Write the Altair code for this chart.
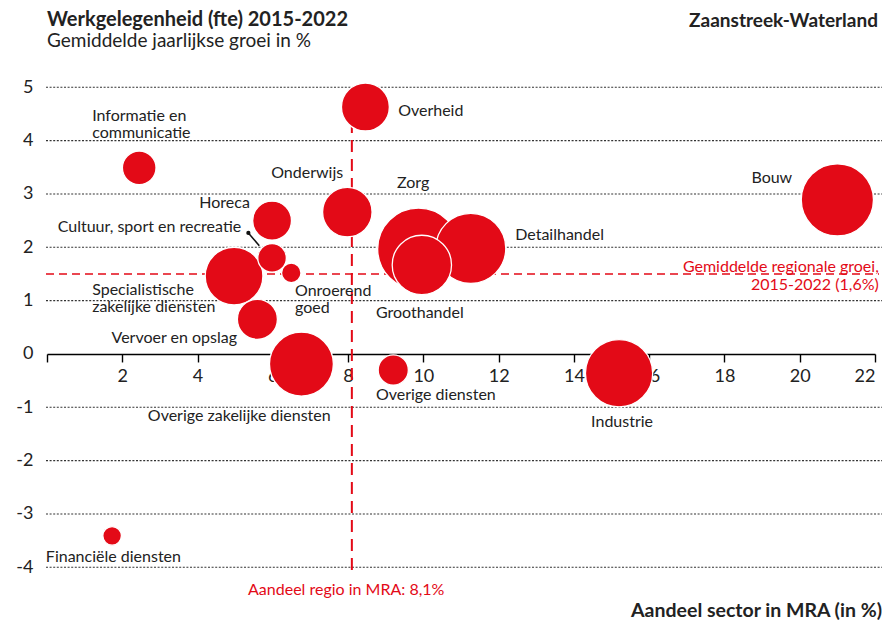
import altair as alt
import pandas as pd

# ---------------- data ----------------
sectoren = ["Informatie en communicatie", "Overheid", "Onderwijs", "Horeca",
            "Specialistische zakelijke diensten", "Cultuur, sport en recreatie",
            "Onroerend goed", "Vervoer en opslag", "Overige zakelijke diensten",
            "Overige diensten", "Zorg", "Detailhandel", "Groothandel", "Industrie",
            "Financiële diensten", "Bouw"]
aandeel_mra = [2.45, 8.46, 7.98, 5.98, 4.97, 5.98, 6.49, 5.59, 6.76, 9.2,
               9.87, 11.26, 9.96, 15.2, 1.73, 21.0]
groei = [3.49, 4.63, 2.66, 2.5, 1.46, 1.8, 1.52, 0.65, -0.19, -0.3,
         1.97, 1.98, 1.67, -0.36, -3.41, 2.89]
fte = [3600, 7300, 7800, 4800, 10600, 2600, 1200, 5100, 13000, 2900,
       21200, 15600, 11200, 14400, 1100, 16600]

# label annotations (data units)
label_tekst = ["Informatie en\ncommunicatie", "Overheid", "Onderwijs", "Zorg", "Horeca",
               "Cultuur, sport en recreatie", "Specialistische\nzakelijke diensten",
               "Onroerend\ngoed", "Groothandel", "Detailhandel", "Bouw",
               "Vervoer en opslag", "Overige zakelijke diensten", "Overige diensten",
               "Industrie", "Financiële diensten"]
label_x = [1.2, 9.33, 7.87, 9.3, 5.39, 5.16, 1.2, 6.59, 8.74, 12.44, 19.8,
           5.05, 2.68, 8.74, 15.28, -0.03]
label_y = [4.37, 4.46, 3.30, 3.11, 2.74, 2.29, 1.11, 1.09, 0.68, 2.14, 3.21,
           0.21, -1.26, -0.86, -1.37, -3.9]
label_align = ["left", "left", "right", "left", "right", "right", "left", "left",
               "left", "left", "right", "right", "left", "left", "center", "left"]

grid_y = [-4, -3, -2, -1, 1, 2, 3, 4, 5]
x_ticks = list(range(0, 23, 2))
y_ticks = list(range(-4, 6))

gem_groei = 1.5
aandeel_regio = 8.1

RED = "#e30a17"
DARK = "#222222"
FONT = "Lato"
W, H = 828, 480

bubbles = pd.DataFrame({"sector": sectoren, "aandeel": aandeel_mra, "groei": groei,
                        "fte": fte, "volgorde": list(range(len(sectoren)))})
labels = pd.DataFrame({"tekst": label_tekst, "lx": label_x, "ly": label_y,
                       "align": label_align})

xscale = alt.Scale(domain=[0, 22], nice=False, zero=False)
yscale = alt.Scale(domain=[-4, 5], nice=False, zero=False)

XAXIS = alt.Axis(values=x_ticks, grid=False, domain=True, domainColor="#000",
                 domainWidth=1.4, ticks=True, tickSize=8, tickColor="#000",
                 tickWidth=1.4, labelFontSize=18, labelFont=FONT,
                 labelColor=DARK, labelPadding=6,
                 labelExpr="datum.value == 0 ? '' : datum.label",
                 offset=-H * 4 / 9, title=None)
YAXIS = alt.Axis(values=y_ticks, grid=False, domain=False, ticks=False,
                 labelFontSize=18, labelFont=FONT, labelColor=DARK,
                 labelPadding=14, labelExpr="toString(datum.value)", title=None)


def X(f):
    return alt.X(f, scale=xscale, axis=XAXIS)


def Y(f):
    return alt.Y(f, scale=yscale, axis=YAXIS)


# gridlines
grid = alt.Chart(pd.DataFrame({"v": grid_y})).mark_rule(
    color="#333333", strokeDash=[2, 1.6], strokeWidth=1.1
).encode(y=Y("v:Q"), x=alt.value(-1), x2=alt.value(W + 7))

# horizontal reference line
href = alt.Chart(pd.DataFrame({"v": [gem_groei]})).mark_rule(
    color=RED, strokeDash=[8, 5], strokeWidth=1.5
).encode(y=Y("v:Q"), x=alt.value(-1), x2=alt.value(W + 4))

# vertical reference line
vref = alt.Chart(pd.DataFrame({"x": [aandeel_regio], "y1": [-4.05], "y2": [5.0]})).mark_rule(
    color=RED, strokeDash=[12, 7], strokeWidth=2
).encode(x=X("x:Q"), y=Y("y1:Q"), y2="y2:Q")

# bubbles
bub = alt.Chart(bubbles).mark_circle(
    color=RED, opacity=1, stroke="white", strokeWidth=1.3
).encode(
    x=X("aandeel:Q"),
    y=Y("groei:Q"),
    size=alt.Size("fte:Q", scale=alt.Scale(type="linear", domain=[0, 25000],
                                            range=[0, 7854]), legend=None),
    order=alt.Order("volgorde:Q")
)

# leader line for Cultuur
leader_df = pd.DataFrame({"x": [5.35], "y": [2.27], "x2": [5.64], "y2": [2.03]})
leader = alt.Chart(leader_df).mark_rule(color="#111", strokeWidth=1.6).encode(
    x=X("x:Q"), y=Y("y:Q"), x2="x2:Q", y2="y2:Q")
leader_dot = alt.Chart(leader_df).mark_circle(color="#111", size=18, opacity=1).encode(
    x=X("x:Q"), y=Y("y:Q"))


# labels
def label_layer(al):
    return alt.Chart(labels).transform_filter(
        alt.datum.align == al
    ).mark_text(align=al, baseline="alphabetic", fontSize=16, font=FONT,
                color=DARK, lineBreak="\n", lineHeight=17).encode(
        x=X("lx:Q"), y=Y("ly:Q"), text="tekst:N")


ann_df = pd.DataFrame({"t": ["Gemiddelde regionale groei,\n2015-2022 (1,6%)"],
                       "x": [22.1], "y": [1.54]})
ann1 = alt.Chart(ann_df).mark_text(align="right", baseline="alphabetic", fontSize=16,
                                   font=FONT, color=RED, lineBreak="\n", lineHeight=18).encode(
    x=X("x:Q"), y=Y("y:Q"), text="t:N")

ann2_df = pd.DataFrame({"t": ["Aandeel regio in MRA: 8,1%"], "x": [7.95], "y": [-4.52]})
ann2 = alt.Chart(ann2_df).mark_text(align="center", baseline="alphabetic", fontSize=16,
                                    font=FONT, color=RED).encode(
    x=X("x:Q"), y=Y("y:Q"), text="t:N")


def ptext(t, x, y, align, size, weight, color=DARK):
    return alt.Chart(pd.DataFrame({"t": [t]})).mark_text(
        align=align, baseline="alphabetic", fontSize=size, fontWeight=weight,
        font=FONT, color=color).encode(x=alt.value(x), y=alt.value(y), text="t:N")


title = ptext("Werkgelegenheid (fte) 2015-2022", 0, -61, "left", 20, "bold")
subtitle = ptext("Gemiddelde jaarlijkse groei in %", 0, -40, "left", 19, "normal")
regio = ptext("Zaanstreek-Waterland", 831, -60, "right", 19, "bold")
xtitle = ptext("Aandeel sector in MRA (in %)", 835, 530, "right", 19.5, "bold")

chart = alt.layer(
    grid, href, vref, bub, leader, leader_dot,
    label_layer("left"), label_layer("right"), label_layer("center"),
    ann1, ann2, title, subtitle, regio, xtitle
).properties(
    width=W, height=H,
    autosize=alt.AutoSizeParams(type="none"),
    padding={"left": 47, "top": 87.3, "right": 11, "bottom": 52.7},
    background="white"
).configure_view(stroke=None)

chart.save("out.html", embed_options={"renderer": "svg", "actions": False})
..........
→ **Problem to solve**:
Please take the lines from the beginning of the data above through the line holding "21200, 15600, 11200, 14400, 1100, 16600]" and transcribe them exactly, without any pictures.

→ **Output**:
Write the Altair code for this chart.
import altair as alt
import pandas as pd

# ---------------- data ----------------
sectoren = ["Informatie en communicatie", "Overheid", "Onderwijs", "Horeca",
            "Specialistische zakelijke diensten", "Cultuur, sport en recreatie",
            "Onroerend goed", "Vervoer en opslag", "Overige zakelijke diensten",
            "Overige diensten", "Zorg", "Detailhandel", "Groothandel", "Industrie",
            "Financiële diensten", "Bouw"]
aandeel_mra = [2.45, 8.46, 7.98, 5.98, 4.97, 5.98, 6.49, 5.59, 6.76, 9.2,
               9.87, 11.26, 9.96, 15.2, 1.73, 21.0]
groei = [3.49, 4.63, 2.66, 2.5, 1.46, 1.8, 1.52, 0.65, -0.19, -0.3,
         1.97, 1.98, 1.67, -0.36, -3.41, 2.89]
fte = [3600, 7300, 7800, 4800, 10600, 2600, 1200, 5100, 13000, 2900,
       21200, 15600, 11200, 14400, 1100, 16600]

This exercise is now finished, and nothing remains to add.